On top of that, Nicholas ends up hunting down a mysterious hippie connected to each of the killers, a kind of equivocal image of the counterculture. The hippie’s involved with murder, but that might be because he’s a messenger from God. The alternative spirituality that ranged from New Age beliefs to the Manson murders finds an ambiguous symbol here, a deity more tangible and bloodier than the Abrahamic faiths.

Nicholas is a blank slate. We learn about his background, and about his home life, and it all pays off dramatically at the climax. But for much of the movie it’s hard to get a sense of what he’s thinking. His Catholicism obviously works with the theme of the movie. And yet it’s underplayed. There’s a sense of something absent to his character. Perhaps it’s simply that God Told Me To isn’t much of a mystery; Nicholas investigates the murders, finds a lead, follows the lead to the next lead, and thus onward.

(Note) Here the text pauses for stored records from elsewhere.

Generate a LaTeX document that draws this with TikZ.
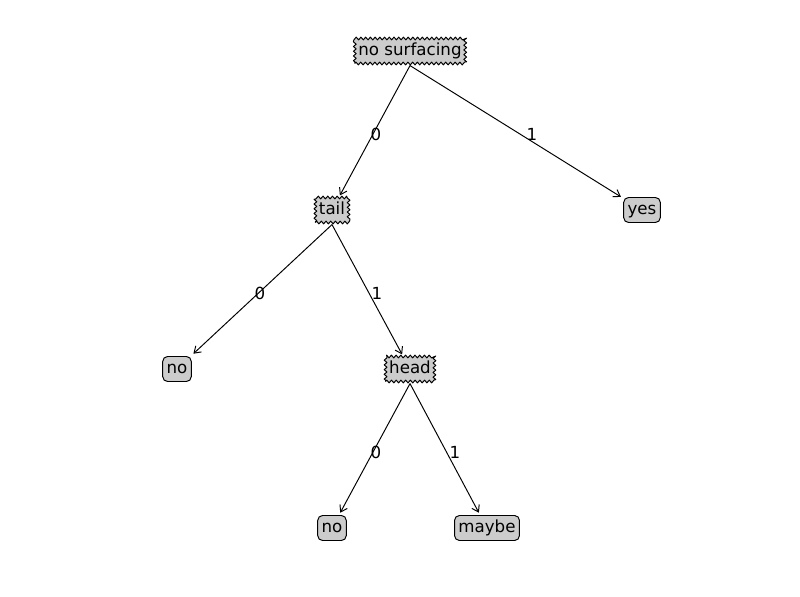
\documentclass[tikz,border=0pt]{standalone}
\usepackage{fontspec}
\setmainfont{DejaVu Sans}
\usetikzlibrary{positioning,arrows.meta,decorations.pathmorphing}
\definecolor{boxGray}{gray}{0.8}

\begin{document}
\begin{tikzpicture}[x=0.72pt, y=-0.72pt, font=\fontsize{12}{14}\selectfont,
  decnode/.style={draw, fill=boxGray, line width=0.7pt, line join=round, inner xsep=2.6pt, inner ysep=0pt,
    text height=9.2pt, text depth=2.6pt, minimum height=18pt, outer sep=1.5pt,
    decorate, decoration={zigzag, segment length=3.4pt, amplitude=1pt}},
  leafnode/.style={draw, fill=boxGray, line width=0.7pt, rounded corners=3.5pt, inner xsep=2.8pt,
    inner ysep=0pt, text height=9.2pt, text depth=2.6pt, minimum height=18pt, outer sep=2pt},
  edgelbl/.style={inner sep=0pt},
  branch/.style={-{Straight Barb[length=4.5pt, width=6pt]}, line width=0.7pt}]
  \useasboundingbox (0,0) rectangle (800,596);

  % Decision nodes
  \node[decnode] (surf) at (410,51) {no surfacing};
  \node[decnode] (tail) at (332,210) {tail};
  \node[decnode] (head) at (410,369) {head};

  % Leaves
  \node[leafnode] (yes) at (642,210) {yes};
  \node[leafnode] (noA) at (177,369) {no};
  \node[leafnode] (noB) at (332,528) {no};
  \node[leafnode] (maybe) at (487,528) {maybe};

  % Branches
  \draw[branch] (surf.south) -- (tail);
  \draw[branch] (surf.south) -- (yes);
  \draw[branch] (tail.south) -- (noA);
  \draw[branch] (tail.south) -- (head);
  \draw[branch] (head.south) -- (noB);
  \draw[branch] (head.south) -- (maybe);

  % Branch values
  \node[edgelbl] (lSurf0) at (376,134) {0};
  \node[edgelbl] (lSurf1) at (532,134) {1};
  \node[edgelbl] (lTail0) at (260,293) {0};
  \node[edgelbl] (lTail1) at (377,293) {1};
  \node[edgelbl] (lHead0) at (376,452) {0};
  \node[edgelbl] (lHead1) at (455,452) {1};
\end{tikzpicture}
\end{document}
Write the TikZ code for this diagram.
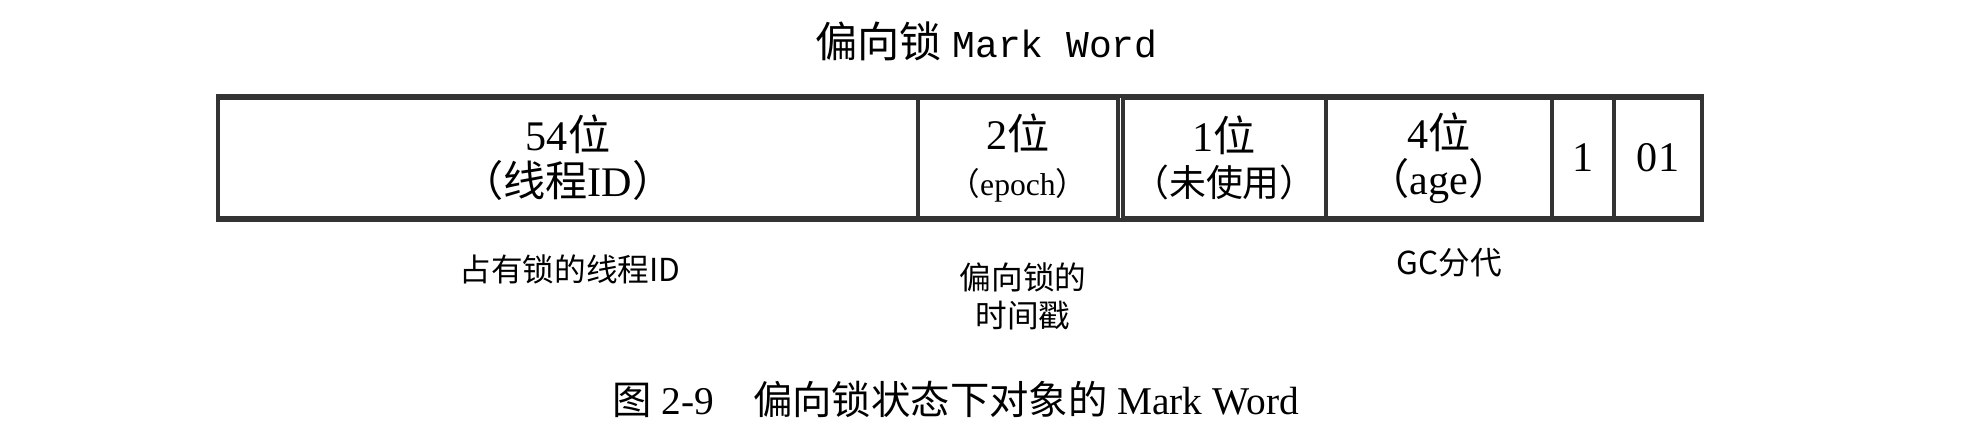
\documentclass[tikz,border=0pt]{standalone}
\usepackage{fontspec}
\setmainfont{Liberation Serif}
\setmonofont{Liberation Mono}
\newfontfamily\cjk{Noto Sans CJK SC}
\usepackage{xcolor}
\usepackage{tikz}
\definecolor{lineGray}{HTML}{333333}

\begin{document}
\begin{tikzpicture}[
  fld/.style={draw=lineGray, line width=1pt, minimum height=1.2cm, inner sep=0pt, align=center, font=\fontsize{12}{13}\selectfont},
  lbl/.style={font=\cjk\fontsize{9}{11}\selectfont, align=center}]
\useasboundingbox (0,0) rectangle (19.86,-4.34);
% heading
\node[font=\fontsize{12}{13}\selectfont] (title) at (9.865,-0.41)
  {{\cjk 偏向锁}\ {\ttfamily\fontsize{10.8}{13}\selectfont Mark Word}};
% the fields of the mark word
\node[fld, minimum width=7cm] (f1) at (5.68,-1.58) {54{\cjk 位}\\{\cjk （线程}ID{\cjk ）}};
\node[fld, minimum width=2cm] (f2) at (10.18,-1.58) {2{\cjk 位}\\{\fontsize{9}{10}\selectfont{\cjk （}epoch{\cjk ）}}};
\node[fld, minimum width=2.03cm] (f3) at (12.245,-1.58) {1{\cjk 位}\\{\cjk\fontsize{10.5}{10}\selectfont （未使用）}};
\node[fld, minimum width=2.26cm] (f4) at (14.39,-1.58) {4{\cjk 位}\\{\cjk （}age{\cjk ）}};
\node[fld, minimum width=0.62cm] (f5) at (15.83,-1.58) {1};
\node[fld, minimum width=0.88cm] (f6) at (16.58,-1.58) {01};
\draw[lineGray, line width=1pt] (f1.north west) -- (f6.north east);
\draw[lineGray, line width=1pt] (f1.south west) -- (f6.south east);
% what the fields hold
\node[lbl] (own) at (5.70,-2.69) {占有锁的线程ID};
\node[lbl] (stamp) at (10.23,-2.965) {偏向锁的\\时间戳};
\node[lbl] (gen) at (14.49,-2.63) {GC分代};
% caption
\node[font=\fontsize{11.2}{13}\selectfont] (cap) at (9.555,-3.99)
  {{\cjk 图}~2-9\quad{\cjk 偏向锁状态下对象的}~Mark Word};
\end{tikzpicture}
\end{document}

The climax is a good payoff, a resolution to Nicholas’s investigation that doesn’t cheat on either explanations or horror while also tying in with what we’ve learned about the detective. It’s a clear vindication of what’s earthly in Nicholas against the self-proclaimed divine. One may wonder whether it makes philosophical sense: if you imagine a divinity without infinite wisdom, aren’t you setting up a straw god? And yet it makes dramatic sense. God Told Me To never loses its sense of momentum, and develops an undercurrent of a specific kind of weirdness that emerges into full flower right at the end—a weirdness native to 1976.